Eric Larkin, right, works out with Iowa State wrestler Nate Gallick at Sunnyside High School in 2003. Larkin went undefeated and won a national championship that year while winning the Hodge Trophy as NCAA’s best wrestler.

Eric Larkin’s senior year at Arizona State went beyond being busy. It went to a higher level — a no-time-to-waste level.

He compiled a 3.2 GPA as a graduate student in business management. He led the Sun Devils to the Pac-10 championship and was named the league’s Wrestler of the Year. He capped it by winning the NCAA championship, undefeated at 34-0, defeating defending national champion Jared Lawrence of Minnesota in the finals, a memorable event attended by 16,436 at Kemper Arena in Kansas City.

And then there was this: Eric’s wife, Melissa, learned that she would be a mother for the second time. Kaleb, 1, would be a big brother.

Two weeks after winning the NCAA championship, Larkin learned he was the winner of the 2003 Hodge Trophy, college wrestling’s equivalent of the Heisman Trophy.

Larkin, who is No. 50 on our list of Tucson’s Top 100 Sports Figures of the last 100 years, was used to success. At Sunnyside High School he went 130-2 and won back-to-back state championships. But few wrestlers in NCAA history have had a year to match Larkin’s 2002-03 season at ASU.

“Everything just came together for me this year,” said Larkin, also named the Outstanding Wrestler at the 2003 NCAA Tournament. “I am just happy to finally reach my goals. I just kept wrestling hard until I finally won a national title. All the hard work was worth it to get to this point.”

In Sunnyside’s 40-year dynasty as the state’s dominant wrestling power, Larkin took it to a higher level, if that’s possible. He was a four-time All-American at ASU, a four-time Pac-10 champion with a college record of 123-12.

He didn’t coast, either.

As a senior, he went up a weight class, to 149 pounds, which required significantly more strength and power. The day before he won the national title, he injured his knee in a semifinal victory. He won anyway.

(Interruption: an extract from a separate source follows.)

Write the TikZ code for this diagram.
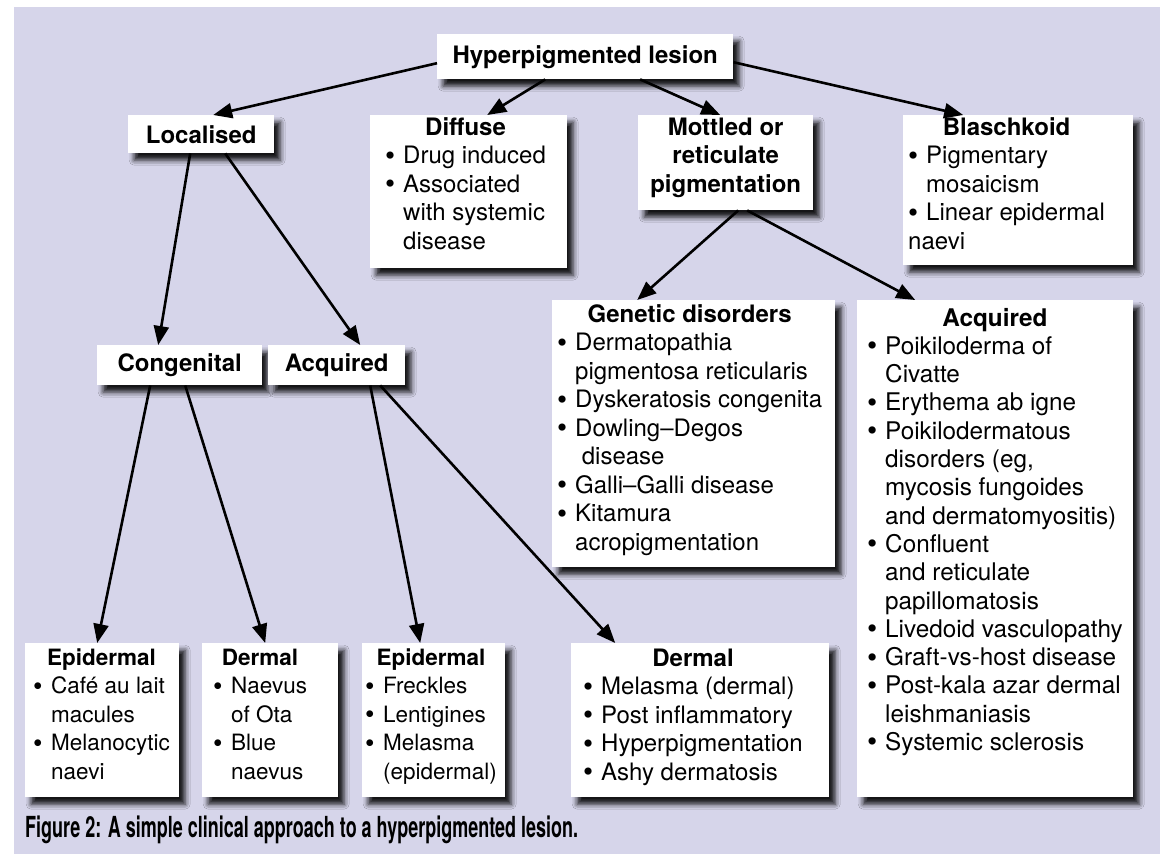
\documentclass[tikz,border=0pt]{standalone}
\usepackage{fontspec}
\setmainfont{TeX Gyre Heros}
\usetikzlibrary{arrows.meta,shadows.blur}
\definecolor{bgl}{RGB}{214,213,234}
\newcommand\bitem{\makebox[18pt][l]{\raisebox{-0.06em}{\scalebox{1.2}{\textbullet}}}}
\newcommand\bcont{\hspace*{18pt}}
\newcommand\hd[1]{\multicolumn{1}{@{}c@{}}{\bfseries #1}}
\begin{document}
\begin{tikzpicture}[x=1pt,y=-1pt,
  box/.style={draw=none, fill=white, rectangle, inner sep=0pt, anchor=north west,
    blur shadow={shadow xshift=6pt, shadow yshift=-7pt, shadow blur radius=5pt, shadow opacity=90}},
  txt/.style={anchor=north west, inner sep=0pt, font=\fontsize{24}{28.5}\selectfont},
  small/.style={font=\fontsize{22.5}{28.5}\selectfont},
  big/.style={font=\fontsize{24.3}{28.3}\selectfont},
  conn/.style={line width=2.6pt, -{Triangle[length=19pt,width=15pt]}},
  ]
\useasboundingbox (0,0) rectangle (1172,854);
\fill[bgl] (14,7) rectangle (1160,854);

% boxes
\node[box, minimum width=296pt, minimum height=45pt] (hyper) at (437,34) {};
\node[box, minimum width=146pt, minimum height=38pt] (loc) at (128,115) {};
\node[box, minimum width=197pt, minimum height=153pt] (diff) at (370,115) {};
\node[box, minimum width=175pt, minimum height=95pt] (mott) at (638,115) {};
\node[box, minimum width=230pt, minimum height=150pt] (blas) at (903,115) {};
\node[box, minimum width=283pt, minimum height=267pt] (gen) at (552,300) {};
\node[box, minimum width=276pt, minimum height=497pt] (acqR) at (857,300) {};
\node[box, minimum width=165pt, minimum height=40pt] (cong) at (97,345) {};
\node[box, minimum width=137pt, minimum height=40pt] (acqM) at (268,345) {};
\node[box, minimum width=154pt, minimum height=154pt] (epi1) at (25,643) {};
\node[box, minimum width=136pt, minimum height=154pt] (der1) at (202,643) {};
\node[box, minimum width=143pt, minimum height=154pt] (epi2) at (362,643) {};
\node[box, minimum width=258pt, minimum height=154pt] (der2) at (571,643) {};

% connectors
\draw[conn] ([yshift=-6.5pt]hyper.west) -- ([xshift=12pt]loc.north);
\draw[conn] ([xshift=-40pt]hyper.south) -- ([xshift=18.5pt]diff.north);
\draw[conn] ([xshift=55pt]hyper.south) -- ([xshift=-5.5pt]mott.north);
\draw[conn] ([yshift=-5.5pt]hyper.east) -- ([xshift=-55pt]blas.north);
\draw[conn] ([xshift=-11pt]loc.south) -- ([xshift=-21.5pt]cong.north);
\draw[conn] ([xshift=24pt]loc.south) -- ([xshift=23.5pt]acqM.north);
\draw[conn] ([xshift=12.5pt]mott.south) -- ([xshift=-56.5pt]gen.north);
\draw[conn] ([xshift=21.5pt]mott.south) -- ([xshift=-80pt]acqR.north);
\draw[conn] ([xshift=-29.5pt]cong.south) -- ([xshift=-5pt]epi1.north);
\draw[conn] ([xshift=5.5pt]cong.south) -- ([xshift=-5pt]der1.north);
\draw[conn] ([xshift=33.5pt]acqM.south) -- ([xshift=-13.5pt]epi2.north);
\draw[conn] ([xshift=43.5pt]acqM.south) -- ([xshift=-85pt]der2.north);

% texts
\node[txt, anchor=center] (hyperT) at (hyper.center) {\bfseries Hyperpigmented lesion};
\node[txt, anchor=center] (locT) at (loc.center) {\bfseries Localised};
\node[txt, anchor=center] (congT) at (cong.center) {\bfseries Congenital};
\node[txt, anchor=center] (acqMT) at (acqM.center) {\bfseries Acquired};
\node[txt, anchor=north] (mottT) at (mott.north) {\begin{tabular}{@{}c@{}}\bfseries Mottled or\\ \bfseries reticulate\\ \bfseries pigmentation\end{tabular}};

\node[txt] (diffT) at (385,115) {\begin{tabular}{@{}l@{}}\hd{Diffuse}\\
\bitem Drug induced\\ \bitem Associated\\ \bcont with systemic\\ \bcont disease\end{tabular}};

\node[txt] (blasT) at (908,115) {\begin{tabular}{@{}l@{}}\hd{Blaschkoid}\\
\bitem Pigmentary\\ \bcont mosaicism\\ \bitem Linear epidermal\\ naevi\end{tabular}};

\node[txt] (genT) at (557,302) {\begin{tabular}{@{}l@{}}\hd{Genetic disorders}\\
\bitem Dermatopathia\\ \bcont pigmentosa reticularis\\ \bitem Dyskeratosis congenita\\
\bitem Dowling–Degos\\ \bcont\ disease\\ \bitem Galli–Galli disease\\
\bitem Kitamura\\ \bcont acropigmentation\end{tabular}};

\node[txt, big] (acqRT) at (867,306) {\begin{tabular}{@{}l@{}}\hd{Acquired}\\
\bitem Poikiloderma of\\ \bcont Civatte\\ \bitem Erythema ab igne\\
\bitem Poikilodermatous\\ \bcont disorders (eg,\\ \bcont mycosis fungoides\\ \bcont and dermatomyositis)\\
\bitem Confluent\\ \bcont and reticulate\\ \bcont papillomatosis\\
\bitem Livedoid vasculopathy\\ \bitem Graft-vs-host disease\\
\bitem Post-kala azar dermal\\ \bcont leishmaniasis\\ \bitem Systemic sclerosis\end{tabular}};

\node[txt, small] (epi1T) at (33,645) {\begin{tabular}{@{}l@{}}\hd{Epidermal}\\
\bitem Café au lait\\ \bcont macules\\ \bitem Melanocytic\\ \bcont naevi\end{tabular}};

\node[txt, small] (der1T) at (213,645) {\begin{tabular}{@{}l@{}}\hd{Dermal}\\
\bitem Naevus\\ \bcont of Ota\\ \bitem Blue\\ \bcont naevus\end{tabular}};

\node[txt, small] (epi2T) at (365,645) {\begin{tabular}{@{}l@{}}\hd{Epidermal}\\
\bitem Freckles\\ \bitem Lentigines\\ \bitem Melasma\\ \bcont (epidermal)\end{tabular}};

\node[txt] (der2T) at (583,646) {\begin{tabular}{@{}l@{}}\hd{Dermal}\\
\bitem Melasma (dermal)\\ \bitem Post inflammatory\\ \bitem Hyperpigmentation\\ \bitem Ashy dermatosis\end{tabular}};

% caption
\node[anchor=base west, inner sep=0pt] (cap) at (25,837)
  {\resizebox{553pt}{\height}{\fontsize{29}{32}\selectfont\bfseries Figure 2: A simple clinical approach to a hyperpigmented lesion.}};
\end{tikzpicture}
\end{document}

Arizona State's Eric Larkin, top, finished fourth in the NCAA as a freshman, third as a sophomore, second as a junior and then first as a senior in his weight class.

“Two days after the 2002 NCAA championships, Eric was back in the weight room, back training,’’ said his Sun Devil coach, Thom Ortiz, a fellow Sunnyside High School state champion from an earlier generation. “He earned the championship through hard work as much as talent.’’

Larkin was not an overnight success. He finished fourth in the NCAA as a freshman, third as a sophomore and second as a junior. Along the way, he was twice a finalist for the USA Olympic team.

Larkin came from a wrestling background; his father, Dave, was a wrestler at Sunnyside, as were the brothers of Eric’s mother, Melissa. But Eric was a soccer player until he was 12, at which time he took interest in wrestling.

It did not take him long to figure it out. He twice won the national championship in Greco-Roman competition while a Sunnyside student.

After earning a master’s degree at ASU, Larkin became the head wrestling coach at Chandler Seton Catholic High School, spent four years as an assistant coach at ASU, and, 10 years ago, he spent a year as an MMA fighter. A few years ago, he helped to establish the Valiant College Preparatory Academy in Phoenix, where he is also the wrestling coach.

A few days ago, his son Kaleb, who was an infant when his father won the NCAA championship, committed to wrestle for the Sun Devils next season.